JOB: Can you output, word for word, the lines between the one holding "Generate a LaTeX" and the one holding "(7,8) rectangle (543,308);", inclusive, leaving out any pictures?

◆ ◆ ◆

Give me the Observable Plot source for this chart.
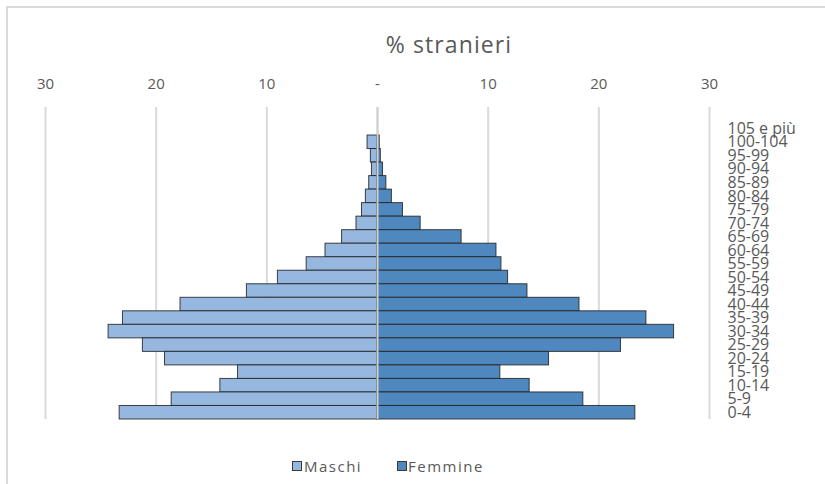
<!DOCTYPE html>
<html>
<head>
<meta charset="utf-8">
<script src="https://cdn.jsdelivr.net/npm/d3@7"></script>
<script src="https://cdn.jsdelivr.net/npm/@observablehq/plot@0.6"></script>
<style>
  html, body { margin: 0; padding: 0; background: #fff; }
  #wrap { position: relative; width: 825px; height: 484px; overflow: hidden; font-family: "Open Sans", sans-serif; color: #595959; }
  #border { position: absolute; left: 6px; top: 6px; width: 900px; height: 600px; border-top: 2px solid #d9d9d9; border-left: 2px solid #d9d9d9; box-sizing: border-box; }
  #title { position: absolute; left: 0; width: 898px; top: 28px; text-align: center; font-size: 23px; letter-spacing: 1.1px; line-height: 32px; }
  #chart { position: absolute; left: 0; top: 0; }
  .leg { position: absolute; top: 456px; font-size: 15px; letter-spacing: 1.5px; line-height: 20px; }
  .sw { position: absolute; width: 8px; height: 8px; border: 1px solid #3a3a3a; top: 461px; }
</style>
</head>
<body>
<div id="wrap">
  <div id="border"></div>
  <div id="title">% stranieri</div>
  <div id="chart"></div>
  <div class="sw" id="sw1"></div>
  <div class="leg" style="left:304px">Maschi</div>
  <div class="sw" id="sw2"></div>
  <div class="leg" style="left:408px">Femmine</div>
</div>
<script>
const ageGroups = ["105 e più","100-104","95-99","90-94","85-89","80-84","75-79","70-74","65-69","60-64","55-59","50-54","45-49","40-44","35-39","30-34","25-29","20-24","15-19","10-14","5-9","0-4"];
const maschi  = [0, 0.9, 0.6, 0.5, 0.75, 1.05, 1.4, 1.9, 3.2, 4.7, 6.4, 9.0, 11.8, 17.8, 23.0, 24.3, 21.2, 19.2, 12.6, 14.2, 18.6, 23.3];
const femmine = [0, 0.2, 0.3, 0.5, 0.8, 1.3, 2.3, 3.9, 7.6, 10.75, 11.2, 11.8, 13.55, 18.25, 24.3, 26.8, 22.0, 15.5, 11.1, 13.75, 18.6, 23.3];
const xTicks = [-30, -20, -10, 0, 10, 20, 30];
const seriesNames = ["Maschi", "Femmine"];
const colors = ["#95b7e0", "#4f88bf"];

const rows = [];
ageGroups.forEach((g, i) => {
  rows.push({age: g, sex: seriesNames[0], x1: -maschi[i], x2: 0});
  rows.push({age: g, sex: seriesNames[1], x1: 0, x2: femmine[i]});
});

document.getElementById("sw1").style.cssText = `left:292px;background:${colors[0]}`;
document.getElementById("sw2").style.cssText = `left:397px;background:${colors[1]}`;

const chart = Plot.plot({
  width: 825,
  height: 484,
  marginTop: 107,
  marginBottom: 65,
  marginLeft: 45,
  marginRight: 116,
  style: {fontFamily: "Open Sans, sans-serif", color: "#595959", background: "transparent", overflow: "visible"},
  x: {domain: [-30, 30]},
  y: {domain: ageGroups, range: [121.5, 419], padding: 0, round: false},
  color: {domain: seriesNames, range: colors},
  marks: [
    Plot.gridX(xTicks, {stroke: "#d9d9d9", strokeOpacity: 1, strokeWidth: 2}),
    Plot.barX(rows.filter(d => d.x2 - d.x1 > 0), {y: "age", x1: "x1", x2: "x2", fill: "sex", stroke: "#222", strokeOpacity: 0.85, strokeWidth: 1, insetTop: 0, insetBottom: 0}),
    Plot.ruleX([0], {stroke: "#d0d0d0", strokeWidth: 2}),
    Plot.axisX({anchor: "top", ticks: xTicks, tickSize: 0, tickPadding: 19, fontSize: 15, label: null,
      tickFormat: d => d === 0 ? "-" : String(Math.abs(d))}),
    Plot.axisY({anchor: "right", tickSize: 0, tickPadding: 18, fontSize: 16, label: null, textAnchor: "start"})
  ]
});
document.getElementById("chart").appendChild(chart);
</script>
</body>
</html>
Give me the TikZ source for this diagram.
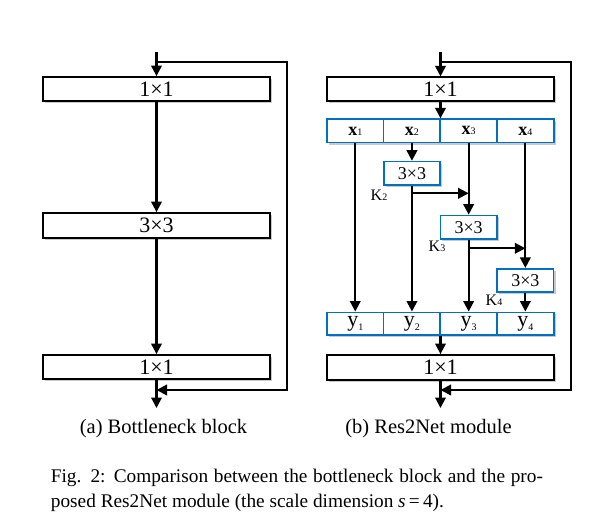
\documentclass[tikz,border=0pt]{standalone}
\usepackage{fontspec}
\setmainfont{Liberation Serif}
\usetikzlibrary{arrows.meta,shadows,calc}
\definecolor{rblue}{RGB}{0,112,192}
\newcommand\xlab[1]{{\fontsize{18}{18}\selectfont\bfseries x}{\fontsize{10}{10}\selectfont #1}}
\newcommand\ylab[1]{{\fontsize{22}{22}\selectfont y}\raisebox{-4pt}{\fontsize{10}{10}\selectfont #1}}
\newcommand\klabel[1]{{\fontsize{16}{16}\selectfont K}{\fontsize{10}{10}\selectfont #1}}
\begin{document}
\begin{tikzpicture}[x=1pt,y=-1pt,
  shad/.style={drop shadow={shadow xshift=2pt,shadow yshift=-2pt,opacity=0.35,fill=black!60}},
  bigbox/.style={draw=black,line width=1.8pt,fill=white,minimum width=227pt,minimum height=24pt,inner sep=0pt,shad,font=\fontsize{22}{22}\selectfont},
  cell/.style={draw=rblue,line width=1.6pt,fill=white,minimum width=56.8pt,minimum height=23.5pt,inner sep=0pt},
  smallbox/.style={draw=rblue,line width=1.6pt,fill=white,minimum width=56.5pt,minimum height=23.5pt,inner sep=0pt,shad,font=\fontsize{18}{18}\selectfont},
  arr/.style={line width=2.1pt,-{Triangle[length=10.5pt,width=10.5pt]}},
  klab/.style={inner sep=0pt},
  captxt/.style={inner sep=0pt,anchor=base,font=\fontsize{20.5}{20.5}\selectfont}]
\useasboundingbox (0,0) rectangle (590,524);
% ---------- left: bottleneck ----------
\node[bigbox] (Ltop) at (156.5,89) {1×1};
\node[bigbox,minimum height=25pt] (Lmid) at (156.5,225.5) {3×3};
\node[bigbox] (Lbot) at (156.5,367) {1×1};
\coordinate (Lin) at (156.5,52);
\coordinate (Ls) at (156.5,62);
\coordinate (Lc1) at (287,62);
\coordinate (Lc2) at (287,390);
\coordinate (Lj) at (156.5,390);
\coordinate (Lout) at (156.5,408);
\draw[arr] (Lin) -- (Ltop);
\draw[arr] (Ltop) -- (Lmid);
\draw[arr] (Lmid) -- (Lbot);
\draw[arr] (Ls) -- (Lc1) -- (Lc2) -- (Lj);
\draw[arr] (Lbot) -- (Lout);
\node[captxt] (capa) at (163.5,433) {(a) Bottleneck block};
% ---------- right: Res2Net ----------
\node[bigbox] (Rtop) at (440.5,89.3) {1×1};
\node[cell,shad,minimum width=227pt] (xrow) at (440.5,130.9) {};
\node[cell] (x1) at (355.25,130.9) {\xlab{1}};
\node[cell] (x2) at (411.95,130.9) {\xlab{2}};
\node[cell] (x3) at (468.65,130.9) {\xlab{3}};
\node[cell] (x4) at (525.35,130.9) {\xlab{4}};
\node[smallbox] (b1) at (411.95,173.3) {3×3};
\node[smallbox] (b2) at (468.65,227.2) {3×3};
\node[smallbox] (b3) at (525.35,280.5) {3×3};
\node[cell,shad,minimum width=227pt,minimum height=22.7pt] (yrow) at (440.5,323.7) {};
\node[cell,minimum height=22.7pt] (y1) at (355.25,323.7) {\ylab{1}};
\node[cell,minimum height=22.7pt] (y2) at (411.95,323.7) {\ylab{2}};
\node[cell,minimum height=22.7pt] (y3) at (468.65,323.7) {\ylab{3}};
\node[cell,minimum height=22.7pt] (y4) at (525.35,323.7) {\ylab{4}};
\node[bigbox,minimum height=25pt] (Rbot) at (440.5,367.5) {1×1};
\node[klab] (K2) at (379,195) {\klabel{2}};
\node[klab] (K3) at (437,246.7) {\klabel{3}};
\node[klab] (K4) at (494,300) {\klabel{4}};
\coordinate (Rin) at (440.5,52);
\coordinate (Rs) at (440.5,62);
\coordinate (Rc1) at (571,62);
\coordinate (Rc2) at (571,390);
\coordinate (Rj) at (440.5,390);
\coordinate (Rout) at (440.5,408);
\coordinate (h1) at (411.95,193.3);
\coordinate (h2) at (468.65,248.3);
\draw[arr] (Rin) -- (Rtop);
\draw[arr] (Rtop) -- (Rtop.south |- xrow.north);
\draw[arr] (x1) -- (y1);
\draw[arr] (x2) -- (b1);
\draw[arr] (b1) -- (y2);
\draw[arr] (h1) -- (x3 |- h1);
\draw[arr] (x3) -- (b2);
\draw[arr] (b2) -- (y3);
\draw[arr] (h2) -- (x4 |- h2);
\draw[arr] (x4) -- (b3);
\draw[arr] (b3) -- (y4);
\draw[arr] (yrow.south) -- (yrow.south |- Rbot.north);
\draw[arr] (Rs) -- (Rc1) -- (Rc2) -- (Rj);
\draw[arr] (Rbot) -- (Rout);
\node[captxt] (capb) at (428.5,433) {(b) Res2Net module};
% ---------- figure caption ----------
\node[inner sep=0pt,anchor=base west,font=\fontsize{19.3}{19.3}\selectfont] (fig1) at (50.7,482.7)
  {\makebox[492pt][s]{Fig. 2: Comparison between the bottleneck block and the pro-}};
\node[inner sep=0pt,anchor=base west,font=\fontsize{19.3}{19.3}\selectfont] (fig2) at (50.7,507.5)
  {posed Res2Net module (the scale dimension \textit{s}\,=\,4).};
\end{tikzpicture}
\end{document}
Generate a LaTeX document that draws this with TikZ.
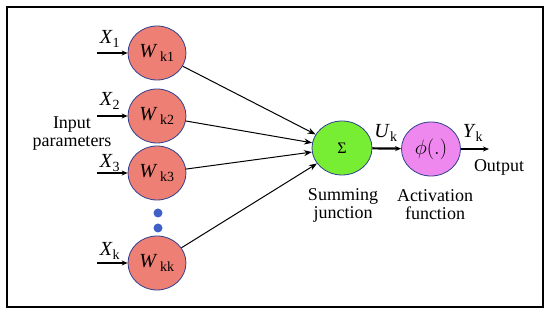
\documentclass[tikz,border=0pt]{standalone}
\usepackage{fontspec}
\setmainfont{Liberation Serif}
\usepackage{xcolor}
\usetikzlibrary{arrows.meta, positioning, shapes.geometric}

\definecolor{wfill}{HTML}{EE7F74}
\definecolor{sfill}{HTML}{77EE33}
\definecolor{pfill}{HTML}{EE88EE}
\definecolor{edge}{HTML}{2E3F8F}
\definecolor{dotc}{HTML}{4060C8}

\begin{document}
\begin{tikzpicture}[
  x=1pt, y=1pt,
  unit/.style={draw=edge, thick, ellipse, minimum width=58pt, minimum height=54pt, inner sep=0pt},
  wgt/.style={unit, fill=wfill, font=\fontsize{20}{22}\selectfont},
  lbl/.style={font=\fontsize{18}{18}\selectfont, align=center, inner sep=1pt},
  var/.style={font=\fontsize{20}{22}\selectfont, inner sep=1pt},
  feed/.style={line width=2.2pt, -{Stealth[length=6pt,width=5pt]}},
  link/.style={line width=1pt, -{Stealth[length=8pt,width=6pt]}},
]
\useasboundingbox (0,0) rectangle (550,315);
\draw[line width=2pt] (7,8) rectangle (543,308);

% weights
\node[wgt] (wk1) at (157,262) {\textit{W}\textsubscript{\,k1}};
\node[wgt] (wk2) at (157,199) {\textit{W}\textsubscript{\,k2}};
\node[wgt] (wk3) at (157,142) {\textit{W}\textsubscript{\,k3}};
\node[wgt] (wkk) at (157,52) {\textit{W}\textsubscript{\,kk}};
\node[circle, fill=dotc, minimum size=9pt, inner sep=0pt] (dot1) at (158,102) {};
\node[circle, fill=dotc, minimum size=9pt, inner sep=0pt] (dot2) at (158,87) {};

% inputs
\coordinate (in1) at (97,262);
\coordinate (in2) at (97,199);
\coordinate (in3) at (97,142);
\coordinate (ink) at (97,52);
\node[var] (x1) at (110,276) {\textit{X}\textsubscript{1}};
\node[var] (x2) at (110,214) {\textit{X}\textsubscript{2}};
\node[var] (x3) at (110,152) {\textit{X}\textsubscript{3}};
\node[var] (xk) at (110,64) {\textit{X}\textsubscript{k}};
\node[lbl] (inp) at (72,181) {Input\\parameters};

% summing and activation
\node[unit, fill=sfill, minimum width=60pt, font=\fontsize{16}{18}\selectfont] (sum) at (342,167) {Σ};
\node[unit, fill=pfill, minimum width=59pt, font=\fontsize{20}{22}\selectfont] (phi) at (431,166) {$\phi(.)$};
\coordinate (out) at (489,166);
\node[var] (uk) at (386,182) {\textit{U}\textsubscript{k}};
\node[var] (yk) at (473,182) {\textit{Y}\textsubscript{k}};
\node[lbl] (outl) at (499,148) {Output};
\node[lbl] (suml) at (343,110) {Summing\\junction};
\node[lbl] (actl) at (435,110) {Activation\\function};

\draw[feed] (in1) -- (wk1);
\draw[feed] (in2) -- (wk2);
\draw[feed] (in3) -- (wk3);
\draw[feed] (ink) -- (wkk);
\draw[link] (wk1) -- (sum);
\draw[link] (wk2) -- (sum);
\draw[link] (wk3) -- (sum);
\draw[link] (wkk) -- (sum);
\draw[feed] (sum) -- (phi);
\draw[feed] (phi) -- (out);
\end{tikzpicture}
\end{document}
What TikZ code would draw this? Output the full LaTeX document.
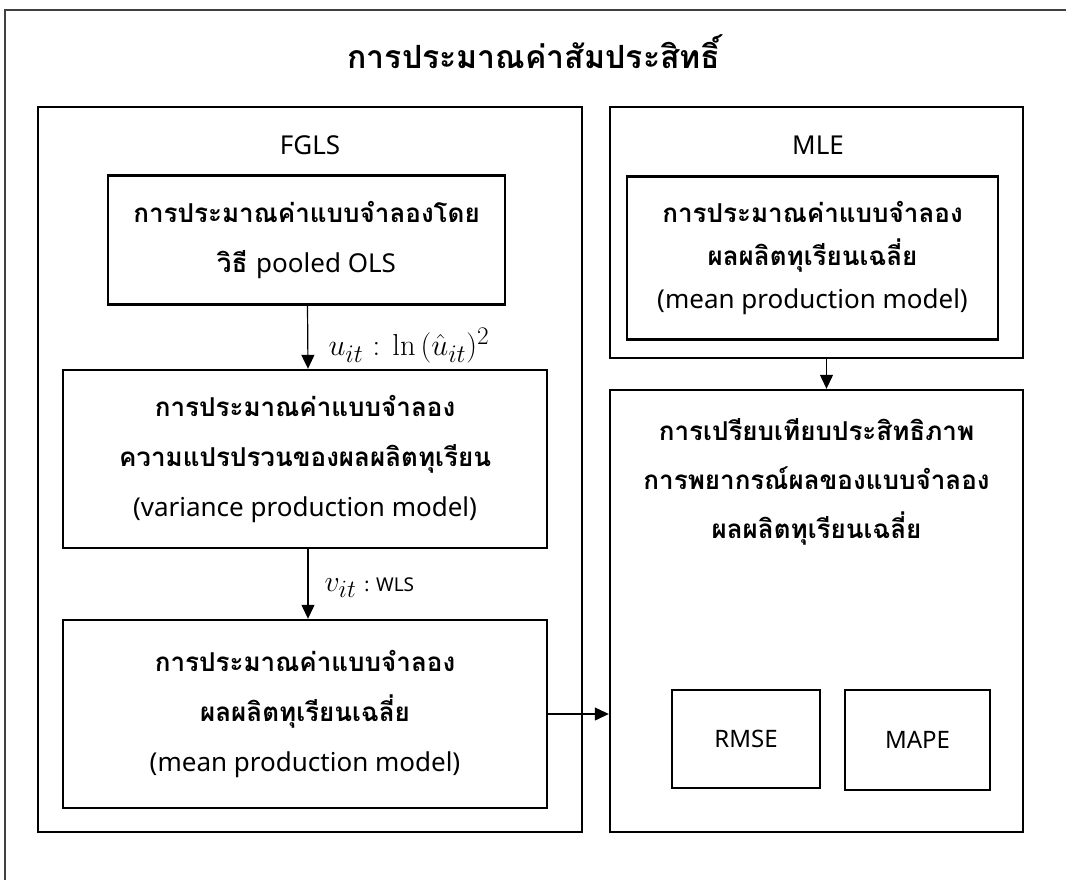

◆ ◆ ◆

TASK RESULT:
Generate a LaTeX document that draws this with TikZ.
\documentclass[tikz,border=0pt]{standalone}
\usepackage{fontspec}
\setmainfont{Liberation Serif}
\usepackage{xcolor}
\usetikzlibrary{arrows.meta, positioning, shapes.geometric}

\definecolor{wfill}{HTML}{EE7F74}
\definecolor{sfill}{HTML}{77EE33}
\definecolor{pfill}{HTML}{EE88EE}
\definecolor{edge}{HTML}{2E3F8F}
\definecolor{dotc}{HTML}{4060C8}

\begin{document}
\begin{tikzpicture}[
  x=1pt, y=1pt,
  unit/.style={draw=edge, thick, ellipse, minimum width=58pt, minimum height=54pt, inner sep=0pt},
  wgt/.style={unit, fill=wfill, font=\fontsize{20}{22}\selectfont},
  lbl/.style={font=\fontsize{18}{18}\selectfont, align=center, inner sep=1pt},
  var/.style={font=\fontsize{20}{22}\selectfont, inner sep=1pt},
  feed/.style={line width=2.2pt, -{Stealth[length=6pt,width=5pt]}},
  link/.style={line width=1pt, -{Stealth[length=8pt,width=6pt]}},
]
\useasboundingbox (0,0) rectangle (550,315);
\draw[line width=2pt] (7,8) rectangle (543,308);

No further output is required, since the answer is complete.